MERET OPPENHEIM German/Swiss, 06.10.1913-15.11.1985

“Nobody will give you freedom. You have to take it.”
(Meret Oppenheim)

In May 1932, Meret Oppenheim met the artists Alberto Giacometti and Hans Arp in Paris, who were enthusiastic about her work and invited her to exhibit at the ‘Salon des Surindépendants’.

 

In the autumn of 1933, she met Max Ernst, with whom she had a love affair that lasted until the following year.

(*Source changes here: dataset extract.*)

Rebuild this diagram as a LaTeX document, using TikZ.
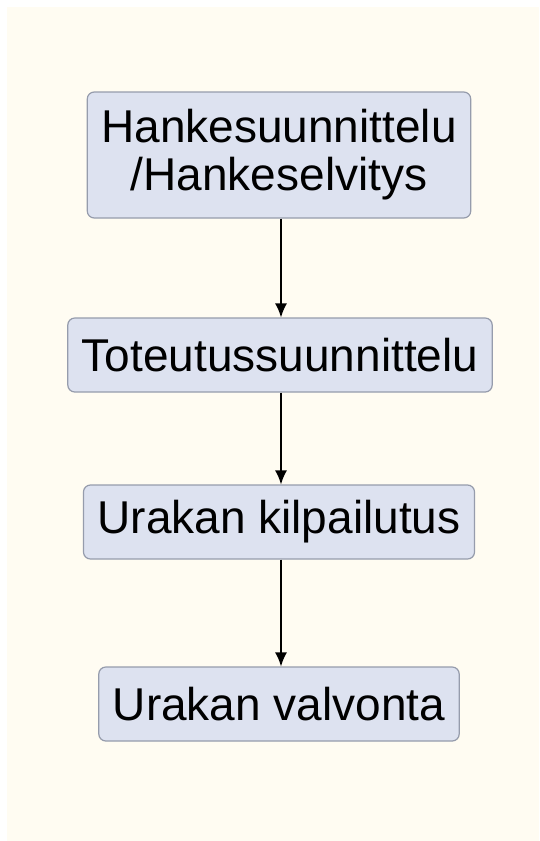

After Man Ray photographed her in 1933 for the ‘Érotique voilée’ series, she gained a reputation as the ‘muse of the surrealists’.

 

She moved in the circle around André Breton and Marcel Duchamp and created some of her most famous art objects, including ‘Déjeuner en fourrure’ (Breakfast in Fur) from 1936 – a fur-covered coffee cup (with a saucer and spoon), which was shown at the International Surrealist Exhibition in London that same year – and Ma Gouvernante (My Nanny), which was acquired by the Museum of Modern Art in New York. 

 

She then lived and worked in Basel and Bern, and from 1958 she created works for which she often drew on sketches, designs and ideas from her time in Paris. From 1972 she lived and worked alternately in Paris, Bern and Carona (Ticino). 

 

Shortly before her death, she was made a member of the Akademie der Künste in Berlin. On 15 November 1985, the day of the vernissage of her book Caroline, Meret Oppenheim died in Basel. She was laid to rest in the Ticino artists' village of Carona, where she had lived for many years.